*Aim:* Reproduce, exactly and in full, the lines from the one with "Give me the matplotlib source for this chart." through the one with "x_ticks = [0, 5, 10, 15, 20, 25, 30, 35]" in the data below; drop pictures.

[Records with drawing code]
▽

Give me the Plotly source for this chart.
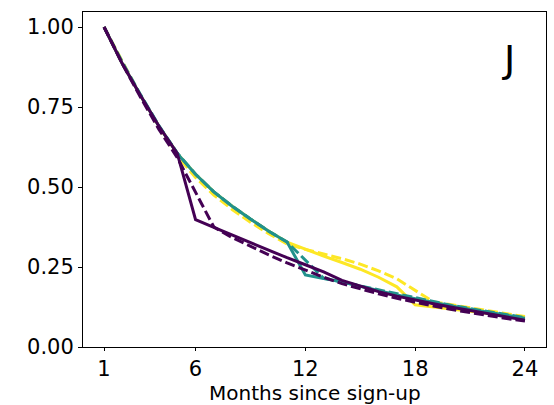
import plotly.graph_objects as go

months = list(range(1, 25))

purple_solid = [1.000, 0.885, 0.785, 0.690, 0.605, 0.398, 0.374, 0.350, 0.326, 0.302, 0.279, 0.257,
                0.235, 0.208, 0.190, 0.173, 0.159, 0.146, 0.135, 0.124, 0.114, 0.104, 0.094, 0.084]
purple_dashed = [1.000, 0.885, 0.780, 0.680, 0.592, 0.483, 0.375, 0.342, 0.314, 0.288, 0.263, 0.240,
                 0.218, 0.198, 0.181, 0.166, 0.152, 0.139, 0.128, 0.117, 0.107, 0.098, 0.089, 0.081]
teal_solid = [1.000, 0.885, 0.785, 0.690, 0.605, 0.540, 0.485, 0.440, 0.400, 0.362, 0.328, 0.225,
              0.214, 0.204, 0.190, 0.176, 0.163, 0.151, 0.139, 0.128, 0.118, 0.108, 0.099, 0.090]
teal_dashed = [1.000, 0.890, 0.788, 0.692, 0.606, 0.540, 0.485, 0.440, 0.400, 0.362, 0.328, 0.270,
               0.215, 0.203, 0.191, 0.178, 0.165, 0.153, 0.141, 0.130, 0.120, 0.110, 0.101, 0.092]
yellow_solid = [1.000, 0.885, 0.785, 0.690, 0.605, 0.540, 0.485, 0.440, 0.400, 0.362, 0.328, 0.305,
                0.284, 0.264, 0.243, 0.218, 0.188, 0.132, 0.126, 0.119, 0.112, 0.105, 0.098, 0.091]
yellow_dashed = [1.000, 0.890, 0.785, 0.685, 0.597, 0.530, 0.475, 0.430, 0.390, 0.354, 0.322, 0.305,
                 0.291, 0.276, 0.259, 0.238, 0.213, 0.177, 0.141, 0.132, 0.122, 0.113, 0.104, 0.095]

x_ticks = [1, 6, 12, 18, 24]
y_ticks = [0.0, 0.25, 0.5, 0.75, 1.0]
y_tick_labels = ["0.00", "0.25", "0.50", "0.75", "1.00"]
x_title = "Months since sign-up"
panel_label = "J"

PURPLE = "#440154"
TEAL = "#21918c"
YELLOW = "#fde725"
DASH = "10px,4px"
LW = 3

series = [
    (yellow_solid, YELLOW, "solid"),
    (yellow_dashed, YELLOW, DASH),
    (teal_solid, TEAL, "solid"),
    (teal_dashed, TEAL, DASH),
    (purple_dashed, PURPLE, DASH),
    (purple_solid, PURPLE, "solid"),
]

fig = go.Figure()
for vals, col, dash in series:
    fig.add_trace(go.Scatter(x=months, y=vals, mode="lines",
                             line=dict(color=col, width=LW, dash=dash),
                             showlegend=False, hoverinfo="skip"))

axis_common = dict(showgrid=False, zeroline=False, showline=True, linecolor="black",
                   linewidth=1, mirror=True, ticks="outside", ticklen=4, tickwidth=1,
                   tickcolor="black", tickfont=dict(size=21, color="black"), automargin=False)

fig.update_xaxes(range=[-0.15, 25.15], tickvals=x_ticks, ticktext=[str(v) for v in x_ticks],
                 ticklen=3, **{k: v for k, v in axis_common.items() if k != "ticklen"})
fig.update_yaxes(range=[0, 1.047], tickvals=y_ticks, ticktext=y_tick_labels, **axis_common)

fig.add_annotation(text=x_title, xref="paper", yref="paper", x=0.5, y=-0.137,
                   xanchor="center", yanchor="middle", showarrow=False,
                   font=dict(size=20, color="black"))

fig.add_annotation(text=panel_label, xref="paper", yref="paper", x=0.92, y=0.86,
                   xanchor="center", yanchor="middle", showarrow=False,
                   font=dict(size=38, color="black"))

fig.update_layout(width=554, height=405, margin=dict(l=83, r=8, t=12, b=58),
                  paper_bgcolor="white", plot_bgcolor="white",
                  font=dict(family="DejaVu Sans", color="black"))

fig.write_html("out.html")
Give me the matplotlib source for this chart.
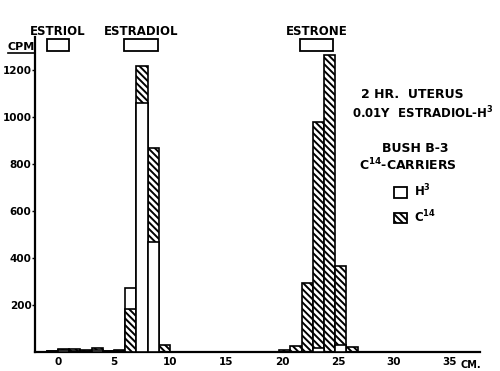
import matplotlib
matplotlib.use("Agg")
import matplotlib.pyplot as plt
from matplotlib.patches import Rectangle, Patch
from matplotlib.lines import Line2D

plt.rcParams['font.family'] = ['DejaVu Sans']
plt.rcParams['hatch.linewidth'] = 1.4

# Data: bin left edges (cm), counts per minute
bin_left = [-1, 0, 1, 2, 3, 4, 5, 6, 7, 8, 9,
            19.75, 20.75, 21.75, 22.75, 23.75, 24.75, 25.75]
h3_cpm = [3, 8, 6, 5, 10, 3, 4, 272, 1060, 468, 0,
          0, 0, 0, 15, 0, 30, 0]
c14_cpm = [6, 11, 12, 7, 16, 4, 8, 183, 1215, 868, 30,
           10, 26, 294, 979, 1264, 366, 22]
bin_width = 1.0

zones = ["ESTRIOL", "ESTRADIOL", "ESTRONE"]
zone_ranges = [(-1.0, 1.0), (5.9, 8.9), (21.65, 24.6)]

y_ticks = [200, 400, 600, 800, 1000, 1200]
x_ticks = [0, 5, 10, 15, 20, 25, 30, 35]

W, H = 500, 371
fig = plt.figure(figsize=(W / 100, H / 100), dpi=100)
ax = fig.add_axes([35 / W, 19 / H, 445 / W, 315 / H])
ax.set_xlim(-2.05, 37.68)
ax.set_ylim(0, 1340)

hatch = '\\\\\\\\\\'
for x, a, b in zip(bin_left, h3_cpm, c14_cpm):
    za, zb = (3, 2) if a <= b else (2, 3)
    if a > 0:
        ax.bar(x, a, width=bin_width, align='edge', facecolor='white',
               edgecolor='black', linewidth=1.2, zorder=za)
    if b > 0:
        ax.bar(x, b, width=bin_width, align='edge', facecolor='white',
               edgecolor='black', hatch=hatch, linewidth=1.2, zorder=zb)

for s in ['top', 'right']:
    ax.spines[s].set_visible(False)
for s in ['left', 'bottom']:
    ax.spines[s].set_linewidth(1.6)

ax.set_yticks(y_ticks)
ax.set_yticklabels([str(v) for v in y_ticks], fontsize=7.5, fontweight='bold')
ax.set_xticks(x_ticks)
ax.set_xticklabels([str(v) for v in x_ticks], fontsize=7.5, fontweight='bold')
ax.tick_params(axis='y', length=2, width=1, pad=0.5)
ax.tick_params(axis='x', length=0, pad=3.5)

# zone marker boxes and labels
for name, (x0, x1) in zip(zones, zone_ranges):
    r = Rectangle((x0, 1281), x1 - x0, 52, facecolor='white',
                  edgecolor='black', linewidth=1.3, clip_on=False, zorder=5)
    ax.add_patch(r)
    ax.text((x0 + x1) / 2, 1362, name, ha='center', va='center',
            fontsize=8.5, fontweight='bold', clip_on=False)


def ft(x, y, s, size=9, **kw):
    fig.text(x / W, 1 - y / H, s, fontsize=size, fontweight='bold',
             va='center', **kw)


ft(21, 47, "CPM", size=8, ha='center')
fig.add_artist(Line2D([8 / W, 34 / W], [1 - 53 / H, 1 - 53 / H],
                      color='black', linewidth=1.2))
ft(412, 94, "2 HR.  UTERUS", ha='center')
ft(423, 113, "0.01Y  ESTRADIOL-H$^{\\mathbf{3}}$", size=8.5, ha='center')
ft(415, 148, "BUSH B-3", ha='center')
ft(408, 165, "C$^{\\mathbf{14}}$-CARRIERS", ha='center')
ft(471, 365, "CM.", size=7, ha='center')

handles = [Patch(facecolor='white', edgecolor='black', linewidth=1.3),
           Patch(facecolor='white', edgecolor='black', hatch=hatch, linewidth=1.3)]
labels = ["H$^{\\mathbf{3}}$", "C$^{\\mathbf{14}}$"]
leg = ax.legend(handles, labels, loc='upper left',
                bbox_to_anchor=(388 / W, 1 - 177 / H), bbox_transform=fig.transFigure,
                frameon=False, handlelength=1.1, handleheight=1.0,
                handletextpad=0.6, labelspacing=0.75, borderpad=0,
                prop={'size': 8.5, 'weight': 'bold'})

fig.savefig("out.png", dpi=100)
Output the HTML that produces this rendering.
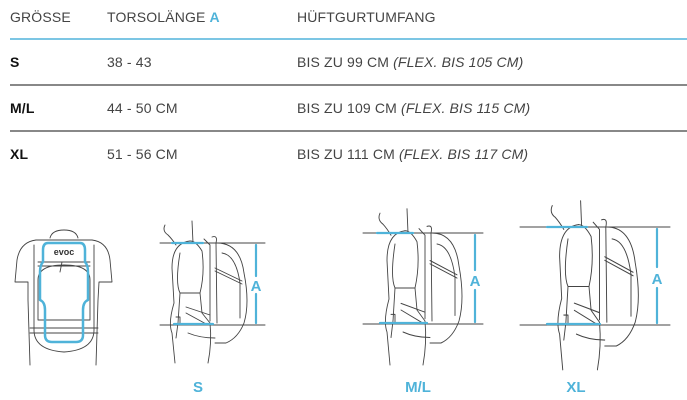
<!DOCTYPE html>
<html><head><meta charset="utf-8"><style>
body{margin:0;width:687px;height:400px;background:#fff;overflow:hidden;position:relative;font-family:"Liberation Sans",sans-serif;color:#444;}
.t{position:absolute;font-size:14px;letter-spacing:0.15px;white-space:nowrap;line-height:16px}
.b{font-weight:bold;color:#111}
i{font-style:italic}
.hl{position:absolute;left:10px;width:677px;height:1px}
</style></head><body>
<div class="t" style="left:10px;top:9px">GRÖSSE</div>
<div class="t" style="left:107px;top:9px">TORSOLÄNGE <b style="color:#4fb3d9">A</b></div>
<div class="t" style="left:297px;top:9px">HÜFTGURTUMFANG</div>
<div class="hl" style="top:38px;background:#7cc6e4;height:2px"></div>
<div class="t b" style="left:10px;top:54px">S</div>
<div class="t" style="left:107px;top:54px">38 - 43</div>
<div class="t" style="left:297px;top:54px">BIS ZU 99 CM <i>(FLEX. BIS 105 CM)</i></div>
<div class="hl" style="top:84px;background:#888;height:2px"></div>
<div class="t b" style="left:10px;top:100px">M/L</div>
<div class="t" style="left:107px;top:100px">44 - 50 CM</div>
<div class="t" style="left:297px;top:100px">BIS ZU 109 CM <i>(FLEX. BIS 115 CM)</i></div>
<div class="hl" style="top:130px;background:#888;height:2px"></div>
<div class="t b" style="left:10px;top:146px">XL</div>
<div class="t" style="left:107px;top:146px">51 - 56 CM</div>
<div class="t" style="left:297px;top:146px">BIS ZU 111 CM <i>(FLEX. BIS 117 CM)</i></div>

<svg width="687" height="400" style="position:absolute;left:0;top:0" fill="none" stroke-linecap="round" stroke-linejoin="round">
<defs>
<g id="side" stroke="#444" stroke-width="0.9">
 <path d="M5,-18 Q2,-12 8,-8 Q12,-4 16,2"/>
 <path d="M32,-22 L33,0"/>
 <path d="M30,-2 Q12,0 12,25 L14,60 Q8,80 12,90 L15,120"/>
 <path d="M20,10 Q15,40 20,50 L40,50 Q45,30 42,8 Q36,-2 30,-2"/>
 <path d="M20,50 L18,80 L16,95"/>
 <path d="M40,50 L42,70 L50,80 Q52,100 48,120"/>
 <path d="M44,-4 L50,2 L50,78"/>
 <path d="M52,-6 Q58,-8 56,0 L57,80"/>
 <path d="M57,0 Q80,0 84,30 Q90,60 84,80 Q78,95 66,100 L55,100"/>
 <path d="M62,10 Q76,12 80,40 L80,75"/>
 <path d="M55,25 L82,38"/>
 <path d="M55,28 L82,41"/>
 <path d="M26,64 L50,72 M26,70 L48,82 M28,90 Q40,95 55,95"/>
 <path d="M16,74 L20,74 L20,82 L15,82"/>
</g>
</defs>
<g stroke="#444" stroke-width="0.9">
 <path d="M50,238 Q52,230 64,230 Q76,230 78,238"/>
 <path d="M36,240 Q20,242 17,260 L15,282 L28,282 L28,300 L30,365"/>
 <path d="M92,240 Q108,242 110,260 L112,282 L99,282 L98,300 L96,365"/>
 <path d="M36,240 L92,240 M34,245 L34,330 M94,245 L94,330"/>
 <path d="M38,262 L90,262 M38,266 L90,266 M30,328 L98,328 M30,333 L98,333"/>
 <path d="M34,330 Q34,350 64,352 Q94,350 94,330"/>
 <path d="M38,280 L38,320 L90,320 L90,280 Q90,265 64,265 Q38,265 38,280"/>
 <path d="M62,262 L60,272"/>
</g>
<text x="64" y="255" font-size="9" font-weight="bold" fill="#333" text-anchor="middle" font-family="Liberation Sans">evoc</text>
<path d="M48,243 L80,243 Q85,243 85,250 L85,262 Q88,265 88,272 L88,300 Q83,302 83,310 L83,335 Q83,342 76,342 L52,342 Q45,342 45,335 L45,310 Q45,302 40,300 L40,272 Q40,265 43,262 L43,250 Q43,243 48,243 Z" stroke="#4fb3d9" stroke-width="2.5"/>

<use href="#side" transform="translate(160,243)"/>
<g stroke="#444" stroke-width="1"><line x1="160" y1="243" x2="265" y2="243"/><line x1="160" y1="325" x2="265" y2="325"/></g>
<g stroke="#4fb3d9" stroke-width="2.2"><line x1="172" y1="243" x2="203" y2="243"/><line x1="174" y1="324" x2="213" y2="324"/><line x1="256" y1="245" x2="256" y2="276"/><line x1="256" y1="294" x2="256" y2="323"/></g>
<use href="#side" transform="translate(375,233) scale(1,1.1)"/>
<g stroke="#444" stroke-width="1"><line x1="363" y1="233" x2="483" y2="233"/><line x1="363" y1="324" x2="483" y2="324"/></g>
<g stroke="#4fb3d9" stroke-width="2.2"><line x1="377" y1="233" x2="413" y2="233"/><line x1="380" y1="323" x2="427" y2="323"/><line x1="475" y1="235" x2="475" y2="270"/><line x1="475" y1="290" x2="475" y2="322"/></g>
<use href="#side" transform="translate(547,227) scale(1.05,1.19)"/>
<g stroke="#444" stroke-width="1"><line x1="520" y1="227" x2="670" y2="227"/><line x1="520" y1="325" x2="670" y2="325"/></g>
<g stroke="#4fb3d9" stroke-width="2.2"><line x1="547" y1="227" x2="587" y2="227"/><line x1="547" y1="324" x2="600" y2="324"/><line x1="657" y1="229" x2="657" y2="267"/><line x1="657" y1="288" x2="657" y2="323"/></g>
<g fill="#4fb3d9" font-family="Liberation Sans" font-weight="bold" font-size="15" text-anchor="middle">
<text x="256" y="291">A</text><text x="475" y="286">A</text><text x="657" y="284">A</text>
<text x="198" y="392">S</text><text x="418" y="392">M/L</text><text x="576" y="392">XL</text>
</g>
</svg>
</body></html>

△

*Solution:*
Give me the matplotlib source for this chart.
import matplotlib
matplotlib.use("Agg")
import matplotlib.pyplot as plt
from matplotlib.patches import Rectangle, Patch
from matplotlib.lines import Line2D

plt.rcParams['font.family'] = ['DejaVu Sans']
plt.rcParams['hatch.linewidth'] = 1.4

# Data: bin left edges (cm), counts per minute
bin_left = [-1, 0, 1, 2, 3, 4, 5, 6, 7, 8, 9,
            19.75, 20.75, 21.75, 22.75, 23.75, 24.75, 25.75]
h3_cpm = [3, 8, 6, 5, 10, 3, 4, 272, 1060, 468, 0,
          0, 0, 0, 15, 0, 30, 0]
c14_cpm = [6, 11, 12, 7, 16, 4, 8, 183, 1215, 868, 30,
           10, 26, 294, 979, 1264, 366, 22]
bin_width = 1.0

zones = ["ESTRIOL", "ESTRADIOL", "ESTRONE"]
zone_ranges = [(-1.0, 1.0), (5.9, 8.9), (21.65, 24.6)]

y_ticks = [200, 400, 600, 800, 1000, 1200]
x_ticks = [0, 5, 10, 15, 20, 25, 30, 35]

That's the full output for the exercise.